The details are as follows: 
The measurement of pantograph catenary contact force is transformed into movin load identification of rigid catenary. The objective function of the relative error between the measured and reconstructed responses is established, and then the load identification problem is transformed into an optimization problem. Through MATLAB programming and APDL command flow, the load identification calculation platform calling the finite element model software is established, and the feasibility study of contact force optimization identification is carried out. The influence of the arrangement of measuring points and load identification discrete points on the results is explored, and the appropriate arrangement of measuring points and discrete points is determined.
The present study has shown that the BFGS quasi Newton method combined with mode superposition time advancing method greatly speeds up the calculation speed of load identification; Besides, the present optimization method for identification of uniform velocity moving load is extended to identification method of any variable speed moving load, which is verified by some numerical examples.
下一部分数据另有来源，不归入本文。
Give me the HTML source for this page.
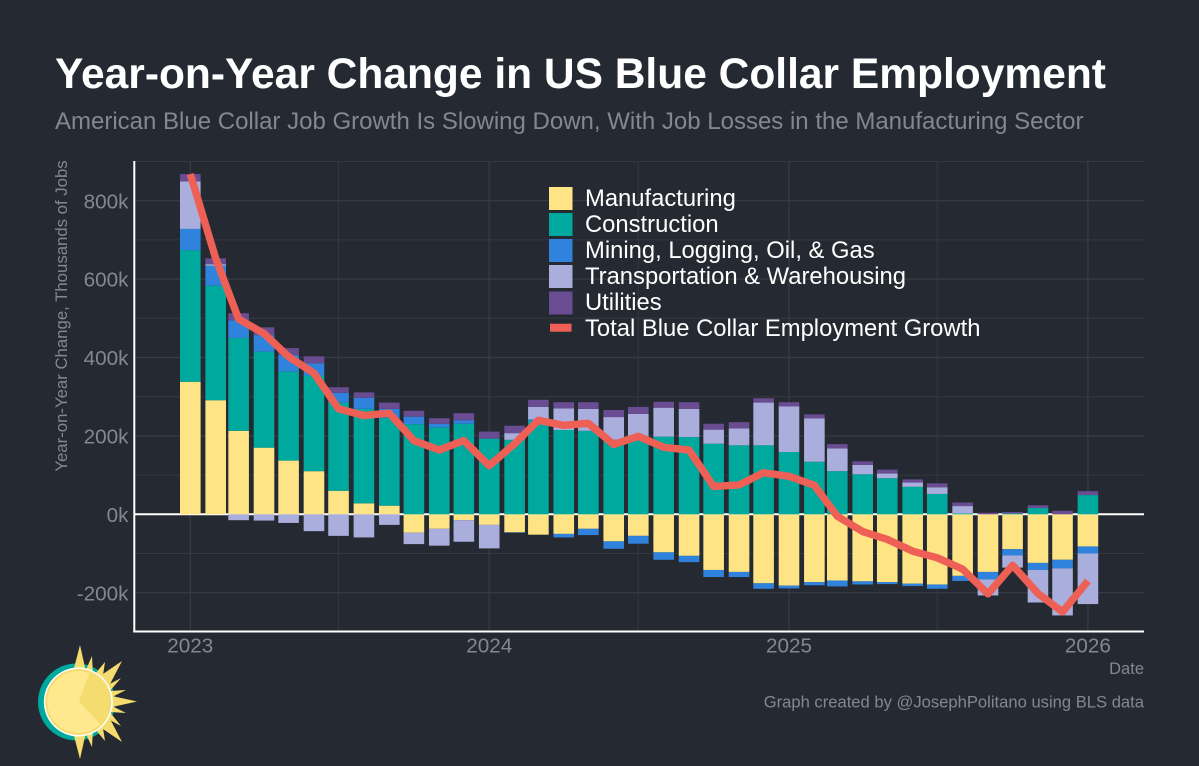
<!DOCTYPE html>
<html lang="en">
<head>
<meta charset="utf-8">
<title>Year-on-Year Change in US Blue Collar Employment</title>
<style>
html,body{margin:0;padding:0;background:#252a32;}
svg{display:block;}
text{font-family:"Liberation Sans",Arial,sans-serif;}
</style>
</head>
<body>
<svg id="chart" xmlns="http://www.w3.org/2000/svg" width="1199" height="766" viewBox="0 0 1199 766">
  <rect x="0" y="0" width="1199" height="766" fill="#252a32"/>
  <text x="55" y="88" font-size="42.5" font-weight="700" fill="#ffffff">Year-on-Year Change in US Blue Collar Employment</text>
  <text x="55" y="129" font-size="24" fill="#84878e">American Blue Collar Job Growth Is Slowing Down, With Job Losses in the Manufacturing Sector</text>
  <g id="grid"></g>
  <line x1="134" x2="1144" y1="514.3" y2="514.3" stroke="#ffffff" stroke-width="2"/>
  <g id="bars"></g>
  <line x1="134.3" x2="134.3" y1="161" y2="632" stroke="#ffffff" stroke-width="2"/>
  <line x1="133.3" x2="1144" y1="631.5" y2="631.5" stroke="#ffffff" stroke-width="2"/>
  <polyline id="total-line" fill="none" stroke="#ee6055" stroke-width="7.4" stroke-linejoin="round" stroke-linecap="butt"/>
  <g id="ticks"></g>
  <text transform="translate(67,316) rotate(-90)" text-anchor="middle" font-size="16.75" fill="#84878e">Year-on-Year Change, Thousands of Jobs</text>
  <text x="1144" y="674" text-anchor="end" font-size="16.5" fill="#84878e">Date</text>
  <g>
    <g>
      <rect x="549" y="187" width="23.5" height="23" fill="#ffe485"/>
      <text x="585" y="206" font-size="23.8" fill="#ffffff">Manufacturing</text>
    </g>
    <g>
      <rect x="549" y="213" width="23.5" height="23" fill="#00a99d"/>
      <text x="585" y="232" font-size="23.8" fill="#ffffff">Construction</text>
    </g>
    <g>
      <rect x="549" y="239" width="23.5" height="23" fill="#3083dc"/>
      <text x="585" y="258" font-size="23.8" fill="#ffffff">Mining, Logging, Oil, &amp; Gas</text>
    </g>
    <g>
      <rect x="549" y="265" width="23.5" height="23" fill="#a9aedc"/>
      <text x="585" y="284" font-size="23.8" fill="#ffffff">Transportation &amp; Warehousing</text>
    </g>
    <g>
      <rect x="549" y="291.5" width="23.5" height="23" fill="#6a4c93"/>
      <text x="585" y="310" font-size="23.8" fill="#ffffff">Utilities</text>
    </g>
    <g>
      <rect x="550" y="323.7" width="21.5" height="8" fill="#ee6055"/>
      <text x="585" y="336" font-size="23.8" fill="#ffffff">Total Blue Collar Employment Growth</text>
    </g>
  </g>
  <text x="1144" y="707.7" text-anchor="end" font-size="16.6" fill="#84878e">Graph created by @JosephPolitano using BLS data</text>
  <g>
    <circle cx="76.5" cy="702" r="38.5" fill="#00a99d"/>
    <g fill="#f5dc6f">
      <polygon points="73,672 80,645 86,672"/>
      <polygon points="85,672 92,656 93,676"/>
      <polygon points="95,674 105,662 102,682"/>
      <polygon points="100,676 122,661 108,688"/>
      <polygon points="106,686 121,678 109,692"/>
      <polygon points="110,691 126,690 112,697"/>
      <polygon points="112,696 137,701.5 112,707"/>
      <polygon points="112,706 126,713 110,712"/>
      <polygon points="109,711 121,726 106,718"/>
      <polygon points="108,715 122,742 100,727"/>
      <polygon points="102,722 105,741 95,729"/>
      <polygon points="93,728 92,747 85,732"/>
      <polygon points="86,732 80,759 73,732"/>
    </g>
    <circle cx="78.3" cy="702" r="34.5" fill="#ffffff"/>
    <circle cx="78.3" cy="702" r="33" fill="#f5dc6f"/>
    <circle cx="78.3" cy="702" r="31" fill="#ffe98f"/>
    <path d="M78.8,701.7 L89.3,673 A31,31 0 0 1 100.3,724 Z" fill="#f5dc6f"/>
  </g>
</svg>
<script>
const categories = ["2023-01","2023-02","2023-03","2023-04","2023-05","2023-06","2023-07","2023-08","2023-09","2023-10","2023-11","2023-12","2024-01","2024-02","2024-03","2024-04","2024-05","2024-06","2024-07","2024-08","2024-09","2024-10","2024-11","2024-12","2025-01","2025-02","2025-03","2025-04","2025-05","2025-06","2025-07","2025-08","2025-09","2025-10","2025-11","2025-12","2026-01"];
const manufacturing = [338,291,213,170,137,110,60,28,22,-47,-37,-15,-27,-46,-52,-50,-37,-69,-55,-97,-106,-142,-147,-176,-182,-173,-169,-171,-173,-177,-179,-157,-147,-89,-124,-116,-82];
const construction = [336,292,237,245,227,244,225,241,224,230,222,231,193,190,239,215,213,190,198,198,197,180,176,176,159,134,110,102,92,70,52,2,0,2,16,0,49];
const mining = [54,51,45,42,42,31,25,28,23,19,9,9,0,-1,3,-9,-16,-19,-20,-19,-16,-18,-13,-14,-7,-8,-15,-8,-5,-6,-11,-13,-19,-16,-18,-22,-18];
const transportation = [121,4,-15,-16,-22,-43,-55,-59,-27,-29,-43,-55,-60,17,32,55,56,58,58,74,72,36,43,109,116,111,58,24,12,11,17,19,-41,-31,-83,-120,-129];
const utilities = [19,15,18,20,18,18,14,14,16,15,14,18,18,19,18,16,17,18,18,15,17,15,16,11,11,10,11,9,10,8,10,9,4,4,7,9,10];
const totals = [868,653,498,461,402,360,269,252,258,188,164,188,124,180,240,227,232,178,199,171,164,71,75,106,97,74,-5,-44,-64,-94,-111,-140,-203,-130,-202,-249,-170];
const seriesNames = ["manufacturing","construction","mining","transportation","utilities"];
const seriesColors = ["#ffe485","#00a99d","#3083dc","#a9aedc","#6a4c93"];
const yMajorTicks = [-200,0,200,400,600,800];
const yMinorTicks = [-300,-100,100,300,500,700,900];
const xMajorTicks = ["2023-01","2024-01","2025-01","2026-01"];
const xMinorTicks = ["2023-07","2024-07","2025-07"];
const xTickLabels = ["2023","2024","2025","2026"];

const SVGNS = "http://www.w3.org/2000/svg";
const allSeries = [manufacturing, construction, mining, transportation, utilities];

function yScale(v){ return 514.3 - v * 0.392; }
function xScale(ym){
  const parts = ym.split("-");
  const days = (Date.UTC(+parts[0], +parts[1] - 1, 1) - Date.UTC(2023, 0, 1)) / 86400000;
  return 190.3 + days * 0.819;
}
function fmtY(v){ return v + "k"; }
function make(tag, attrs){
  const el = document.createElementNS(SVGNS, tag);
  for (const k in attrs) el.setAttribute(k, attrs[k]);
  return el;
}

const grid = document.getElementById("grid");
const barsGroup = document.getElementById("bars");
const ticks = document.getElementById("ticks");

yMinorTicks.forEach(function(v){
  const ln = make("line", {x1:134, x2:1144, y1:yScale(v), y2:yScale(v), stroke:"#343840", "stroke-width":1});
  
  
  grid.appendChild(ln);
});
yMajorTicks.forEach(function(v){
  const ln = make("line", {x1:134, x2:1144, y1:yScale(v), y2:yScale(v), stroke:"#383c44", "stroke-width":1.2});
  
  
  grid.appendChild(ln);
  const t = make("text", {x:128.5, y:yScale(v) + 7.6, "text-anchor":"end", "font-size":20.7, fill:"#84878e"});
  t.textContent = fmtY(v);
  
  
  ticks.appendChild(t);
});
xMinorTicks.forEach(function(d){
  const ln = make("line", {x1:xScale(d), x2:xScale(d), y1:161, y2:631, stroke:"#343840", "stroke-width":1});
  
  
  grid.appendChild(ln);
});
xMajorTicks.forEach(function(d, i){
  const ln = make("line", {x1:xScale(d), x2:xScale(d), y1:161, y2:631, stroke:"#383c44", "stroke-width":1.2});
  
  
  grid.appendChild(ln);
  const t = make("text", {x:xScale(d), y:652.7, "text-anchor":"middle", "font-size":20.7, fill:"#84878e"});
  t.textContent = xTickLabels[i];
  
  
  ticks.appendChild(t);
});

const BAR_WIDTH = 20.6;
categories.forEach(function(cat, i){
  let pos = 0, neg = 0;
  allSeries.forEach(function(series, s){
    const v = series[i];
    if (!v) return;
    const start = v > 0 ? pos : neg;
    const end = start + v;
    if (v > 0) pos = end; else neg = end;
    const r = make("rect", {
      x: xScale(cat) - BAR_WIDTH / 2,
      y: Math.min(yScale(start), yScale(end)),
      width: BAR_WIDTH,
      height: Math.abs(yScale(start) - yScale(end)),
      fill: seriesColors[s]
    });
    
    
    barsGroup.appendChild(r);
  });
});

document.getElementById("total-line").setAttribute("points",
  categories.map(function(c, i){ return xScale(c) + "," + yScale(totals[i]); }).join(" "));
</script>
</body>
</html>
These promote the applicability of this method
Then we carried out the experimental research on the measurement of the contact force. First, the strain response of rigid catenary was measured by Fiber Bragg Grating(FBG) strain sensor. Then, the finite element model of actual rigid catenary was established. Finally, the dynamic contact force between pantograph and catenary was calculated from the measured response based on the present identification method for any variable speed moving load. This method was verified experimentally.
Based on the finite element method, combined with the Archard wear model and considering the thermal electric mechanical coupling, the wear simulation model of carbon sliding plate under contact pressure was established. Using the test data of the above-mentioned contact force, the wear amount, wear depth and temperature of the carbon slide material were studied. The influence of thermal conductivity and hardness of material on wear amount is compared, which makes a meaningful exploration for correctly predicting the life of carbon slide plate of pantograph and reducing wear.